## [Prompt]
Nothing outside the lines from the one containing "Give me the" down to the one containing "makina_yasi_values = [24, 53, 18, 4, 2]" belongs in the copy; print that span exactly, both ends included, with pictures removed.

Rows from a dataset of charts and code
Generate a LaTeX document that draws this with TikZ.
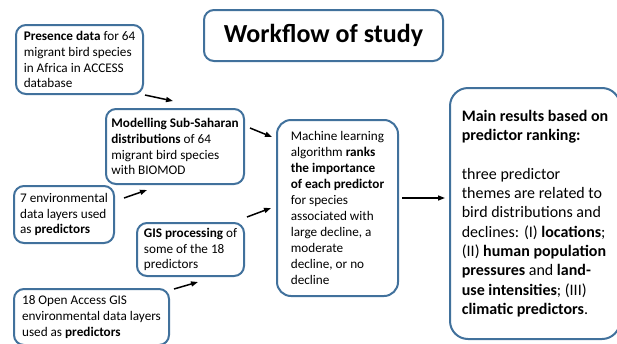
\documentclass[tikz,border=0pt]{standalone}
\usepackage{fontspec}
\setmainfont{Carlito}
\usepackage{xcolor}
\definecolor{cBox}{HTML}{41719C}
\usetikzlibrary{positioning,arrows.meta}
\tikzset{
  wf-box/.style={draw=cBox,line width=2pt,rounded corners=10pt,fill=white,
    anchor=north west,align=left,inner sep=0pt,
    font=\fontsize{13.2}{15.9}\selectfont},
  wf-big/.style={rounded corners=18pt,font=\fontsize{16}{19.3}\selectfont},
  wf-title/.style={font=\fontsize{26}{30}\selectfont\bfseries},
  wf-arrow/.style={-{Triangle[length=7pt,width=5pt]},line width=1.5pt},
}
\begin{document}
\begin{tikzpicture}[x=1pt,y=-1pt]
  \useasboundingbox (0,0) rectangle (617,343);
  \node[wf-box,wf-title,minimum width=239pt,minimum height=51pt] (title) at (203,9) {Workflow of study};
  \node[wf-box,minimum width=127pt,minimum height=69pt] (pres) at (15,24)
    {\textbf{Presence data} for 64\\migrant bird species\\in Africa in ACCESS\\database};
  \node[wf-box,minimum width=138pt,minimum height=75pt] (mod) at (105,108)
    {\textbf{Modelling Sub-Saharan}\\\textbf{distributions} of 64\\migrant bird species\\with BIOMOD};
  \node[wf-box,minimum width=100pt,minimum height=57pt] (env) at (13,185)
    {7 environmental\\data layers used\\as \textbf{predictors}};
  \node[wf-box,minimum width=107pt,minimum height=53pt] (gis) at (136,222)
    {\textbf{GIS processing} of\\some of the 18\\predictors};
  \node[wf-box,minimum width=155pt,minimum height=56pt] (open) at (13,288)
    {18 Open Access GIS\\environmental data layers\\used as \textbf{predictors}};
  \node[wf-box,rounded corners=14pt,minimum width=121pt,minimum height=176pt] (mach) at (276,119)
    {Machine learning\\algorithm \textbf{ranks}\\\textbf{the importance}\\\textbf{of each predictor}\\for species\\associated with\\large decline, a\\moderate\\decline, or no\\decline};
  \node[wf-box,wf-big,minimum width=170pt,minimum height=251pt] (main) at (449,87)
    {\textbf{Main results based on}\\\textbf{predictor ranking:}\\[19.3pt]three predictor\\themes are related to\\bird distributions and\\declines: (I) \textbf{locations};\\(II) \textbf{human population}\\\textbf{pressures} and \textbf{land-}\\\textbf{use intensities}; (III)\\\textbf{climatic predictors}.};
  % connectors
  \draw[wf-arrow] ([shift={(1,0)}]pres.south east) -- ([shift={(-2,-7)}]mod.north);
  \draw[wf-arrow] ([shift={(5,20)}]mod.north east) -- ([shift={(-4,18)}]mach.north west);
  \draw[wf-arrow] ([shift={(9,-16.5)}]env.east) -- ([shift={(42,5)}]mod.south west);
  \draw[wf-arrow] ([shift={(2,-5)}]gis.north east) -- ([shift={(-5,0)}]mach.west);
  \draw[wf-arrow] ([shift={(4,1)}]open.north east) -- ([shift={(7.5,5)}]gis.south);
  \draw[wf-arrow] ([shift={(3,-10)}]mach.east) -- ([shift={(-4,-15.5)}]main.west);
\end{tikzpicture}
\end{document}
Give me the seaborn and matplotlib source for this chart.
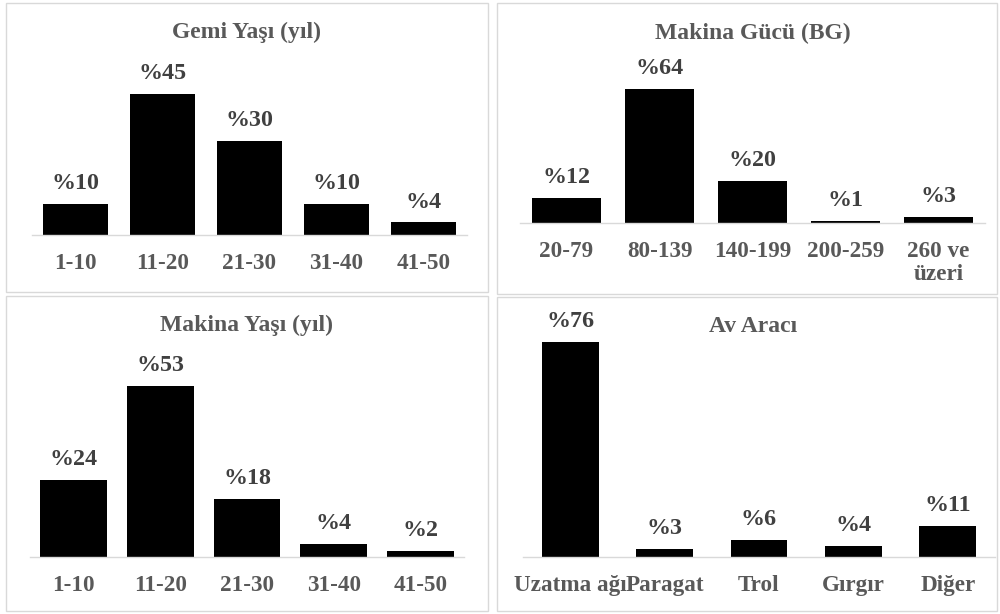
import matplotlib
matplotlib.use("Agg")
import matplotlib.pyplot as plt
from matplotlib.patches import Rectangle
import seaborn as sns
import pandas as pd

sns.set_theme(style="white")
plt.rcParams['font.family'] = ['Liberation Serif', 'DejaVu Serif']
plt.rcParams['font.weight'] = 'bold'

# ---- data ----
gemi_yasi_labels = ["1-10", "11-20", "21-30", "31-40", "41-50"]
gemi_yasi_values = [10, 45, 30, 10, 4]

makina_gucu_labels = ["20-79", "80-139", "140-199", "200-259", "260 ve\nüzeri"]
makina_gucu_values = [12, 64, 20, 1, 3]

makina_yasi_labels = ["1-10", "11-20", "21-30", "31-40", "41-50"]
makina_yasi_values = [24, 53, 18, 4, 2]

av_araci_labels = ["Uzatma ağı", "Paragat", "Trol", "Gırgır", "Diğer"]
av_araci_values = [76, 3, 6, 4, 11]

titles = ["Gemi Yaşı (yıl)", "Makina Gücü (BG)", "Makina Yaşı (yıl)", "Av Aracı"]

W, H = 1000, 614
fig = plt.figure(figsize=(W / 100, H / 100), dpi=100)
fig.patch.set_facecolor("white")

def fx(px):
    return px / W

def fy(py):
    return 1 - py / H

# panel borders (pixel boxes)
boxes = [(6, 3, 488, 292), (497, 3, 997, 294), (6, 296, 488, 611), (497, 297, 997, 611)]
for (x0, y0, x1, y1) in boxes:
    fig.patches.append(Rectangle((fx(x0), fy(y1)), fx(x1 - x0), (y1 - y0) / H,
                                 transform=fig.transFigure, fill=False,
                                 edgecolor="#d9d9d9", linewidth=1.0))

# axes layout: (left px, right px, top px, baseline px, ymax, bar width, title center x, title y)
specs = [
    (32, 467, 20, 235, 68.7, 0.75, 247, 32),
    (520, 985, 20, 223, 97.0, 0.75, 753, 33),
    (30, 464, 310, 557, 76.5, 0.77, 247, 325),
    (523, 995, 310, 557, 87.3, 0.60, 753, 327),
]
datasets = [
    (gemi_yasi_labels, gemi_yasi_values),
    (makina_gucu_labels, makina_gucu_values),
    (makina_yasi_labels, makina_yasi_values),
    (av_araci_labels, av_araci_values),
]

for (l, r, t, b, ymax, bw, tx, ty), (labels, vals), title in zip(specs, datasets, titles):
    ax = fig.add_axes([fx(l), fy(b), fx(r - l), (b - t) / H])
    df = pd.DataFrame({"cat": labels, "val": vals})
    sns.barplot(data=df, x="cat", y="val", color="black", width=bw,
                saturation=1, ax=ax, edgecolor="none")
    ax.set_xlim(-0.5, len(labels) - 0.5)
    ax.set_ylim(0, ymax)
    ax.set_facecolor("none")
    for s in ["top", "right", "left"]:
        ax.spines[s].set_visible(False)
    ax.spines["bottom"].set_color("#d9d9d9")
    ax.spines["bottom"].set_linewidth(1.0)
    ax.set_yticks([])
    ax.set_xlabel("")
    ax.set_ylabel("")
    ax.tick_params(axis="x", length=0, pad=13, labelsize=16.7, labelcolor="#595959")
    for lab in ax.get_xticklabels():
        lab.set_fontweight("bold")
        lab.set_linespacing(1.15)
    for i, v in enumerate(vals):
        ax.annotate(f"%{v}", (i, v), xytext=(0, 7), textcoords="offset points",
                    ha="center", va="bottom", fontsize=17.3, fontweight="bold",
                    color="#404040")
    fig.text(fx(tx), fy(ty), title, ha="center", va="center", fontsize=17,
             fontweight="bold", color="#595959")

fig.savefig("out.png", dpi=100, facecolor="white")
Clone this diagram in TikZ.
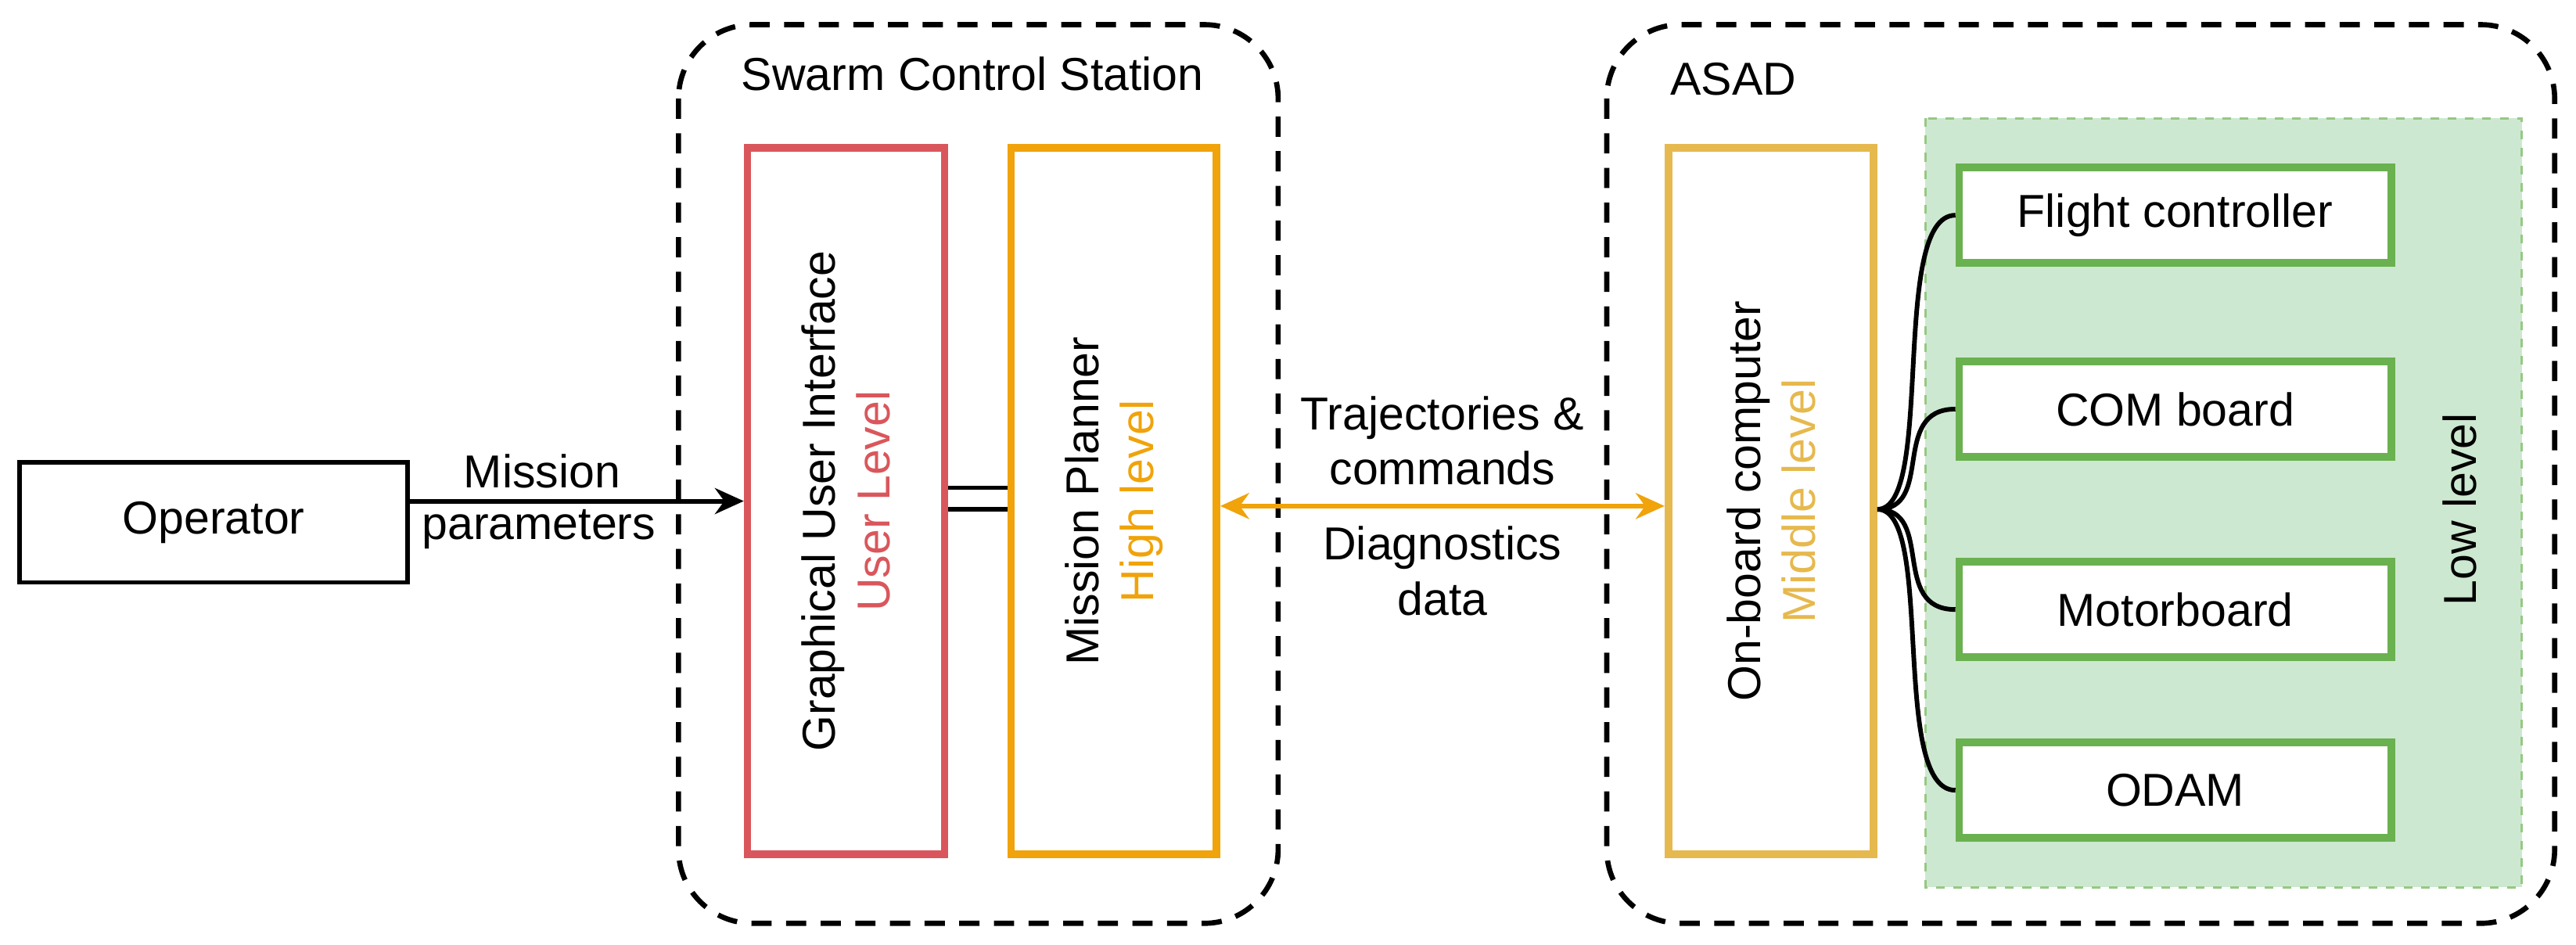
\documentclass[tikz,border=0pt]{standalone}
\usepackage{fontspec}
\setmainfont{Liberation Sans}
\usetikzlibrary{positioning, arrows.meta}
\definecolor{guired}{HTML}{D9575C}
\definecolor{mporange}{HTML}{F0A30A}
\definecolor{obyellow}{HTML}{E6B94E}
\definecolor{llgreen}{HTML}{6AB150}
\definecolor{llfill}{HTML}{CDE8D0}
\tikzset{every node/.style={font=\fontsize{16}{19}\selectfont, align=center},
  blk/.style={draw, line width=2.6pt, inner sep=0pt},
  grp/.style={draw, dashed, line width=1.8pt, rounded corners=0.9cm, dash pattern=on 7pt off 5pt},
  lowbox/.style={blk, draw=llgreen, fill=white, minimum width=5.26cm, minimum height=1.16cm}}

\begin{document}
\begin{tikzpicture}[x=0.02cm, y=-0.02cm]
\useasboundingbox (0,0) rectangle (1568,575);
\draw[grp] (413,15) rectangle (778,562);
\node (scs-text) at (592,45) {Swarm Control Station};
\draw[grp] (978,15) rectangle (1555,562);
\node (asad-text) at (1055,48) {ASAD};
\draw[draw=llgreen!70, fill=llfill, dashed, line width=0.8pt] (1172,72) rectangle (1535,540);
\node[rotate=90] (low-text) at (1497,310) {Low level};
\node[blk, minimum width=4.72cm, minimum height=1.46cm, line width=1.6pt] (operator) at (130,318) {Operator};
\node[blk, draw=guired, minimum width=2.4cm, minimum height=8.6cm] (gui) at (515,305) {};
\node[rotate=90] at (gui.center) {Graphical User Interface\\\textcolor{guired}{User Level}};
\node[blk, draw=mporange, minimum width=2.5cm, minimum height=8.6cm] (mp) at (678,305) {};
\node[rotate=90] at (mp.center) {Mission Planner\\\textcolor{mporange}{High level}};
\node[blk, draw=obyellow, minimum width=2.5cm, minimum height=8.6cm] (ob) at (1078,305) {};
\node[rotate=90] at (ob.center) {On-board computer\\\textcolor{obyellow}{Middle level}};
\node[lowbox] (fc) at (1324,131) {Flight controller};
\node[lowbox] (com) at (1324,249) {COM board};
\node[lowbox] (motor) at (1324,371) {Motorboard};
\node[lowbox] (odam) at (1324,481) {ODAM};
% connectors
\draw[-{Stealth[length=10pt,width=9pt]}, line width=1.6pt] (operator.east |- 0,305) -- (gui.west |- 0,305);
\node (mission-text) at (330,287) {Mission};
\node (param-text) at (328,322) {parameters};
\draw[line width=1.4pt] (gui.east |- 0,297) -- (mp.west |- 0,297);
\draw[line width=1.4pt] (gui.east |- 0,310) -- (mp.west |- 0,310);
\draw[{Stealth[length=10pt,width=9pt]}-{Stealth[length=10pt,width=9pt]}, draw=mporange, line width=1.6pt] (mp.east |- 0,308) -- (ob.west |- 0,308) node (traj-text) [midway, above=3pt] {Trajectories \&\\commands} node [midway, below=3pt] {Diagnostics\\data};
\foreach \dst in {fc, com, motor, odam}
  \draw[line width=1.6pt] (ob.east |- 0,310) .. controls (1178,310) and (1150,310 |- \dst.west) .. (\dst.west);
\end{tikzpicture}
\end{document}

## [Expected answer]
Give me the seaborn and matplotlib source for this chart.
import matplotlib
matplotlib.use("Agg")
import matplotlib.pyplot as plt
from matplotlib.patches import Rectangle
import seaborn as sns
import pandas as pd

sns.set_theme(style="white")
plt.rcParams['font.family'] = ['Liberation Serif', 'DejaVu Serif']
plt.rcParams['font.weight'] = 'bold'

# ---- data ----
gemi_yasi_labels = ["1-10", "11-20", "21-30", "31-40", "41-50"]
gemi_yasi_values = [10, 45, 30, 10, 4]

makina_gucu_labels = ["20-79", "80-139", "140-199", "200-259", "260 ve\nüzeri"]
makina_gucu_values = [12, 64, 20, 1, 3]

makina_yasi_labels = ["1-10", "11-20", "21-30", "31-40", "41-50"]
makina_yasi_values = [24, 53, 18, 4, 2]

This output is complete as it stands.